As we’ve said, though, for someone as far on the extremes as Colin Poche, that set of comparable major league pitchers is small.
Back to Josh Hader. He doesn’t throw his fastball quite as often as Poche, but at 81% he’s not far off, either. His fastball is similar to Poche’s, but even better. Over his three years in the league he’s averaged 28% groundballs, but this year, in 2019, he’s down at 23%. So Josh Hader is a pretty good comparable, and another pitcher that really is an outlier.
This season he’s carrying a 21.5% HR/FB, and his 15.6% career rate is above average for the past three years.
That should make Rays fans nervous.
A Wildcard in a Leveraged Position
Since his first big league appearance on June 8, Poche has had the third highest leverage when entering the game of any Rays pitcher, just barely behind Nick Anderson and Emilio Pagan.
Kevin Cash and the Rays FO have decided to trust him.
If they and SIERA are right, then the bullpen looks set up to carry the team to and in the playoffs.
Anderson, Pagan, and Poche are the one-inning guys who can face either righties or lefties. Oliver Drake can and does dominate lefties while facing some righties as well. Chaz Roe can and does dominate righties, often one batter at a time.
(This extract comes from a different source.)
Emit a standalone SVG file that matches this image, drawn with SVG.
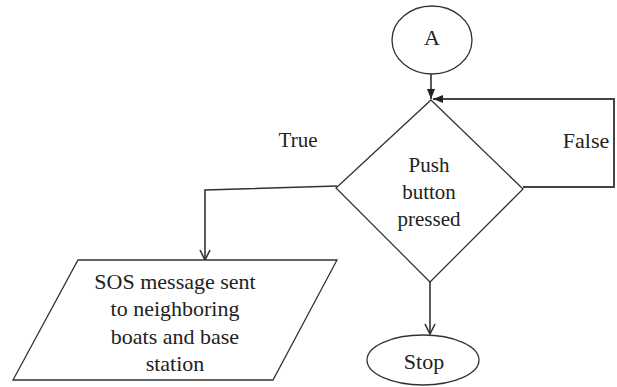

Diego Castillo can either slide into that one-inning all-purpose role, be used specifically against righties, or he can go two innings at a time, perhaps as an opener, with some extra days of rest.
If the Rays and SIERA are right about Poche, then Cash has five innings of “A Bullpen” available without stretching, and eight if he were to stretch Poche, Drake, and Castillo.
If they are wrong — if it turns out that Poche is more Hader-lite and less Doolittle — then he’s going to lose the Rays some big games from his highly-leveraged spot, and Cash will need to start counting innings a little bit harder before being able to activate the A Bullpen, putting pressure on the bevy of Rays starters trying to work their way back from injury.
We won’t really know the answer for years, but we’ll start to finding it out right now, and it might just determine the Rays playoff fate.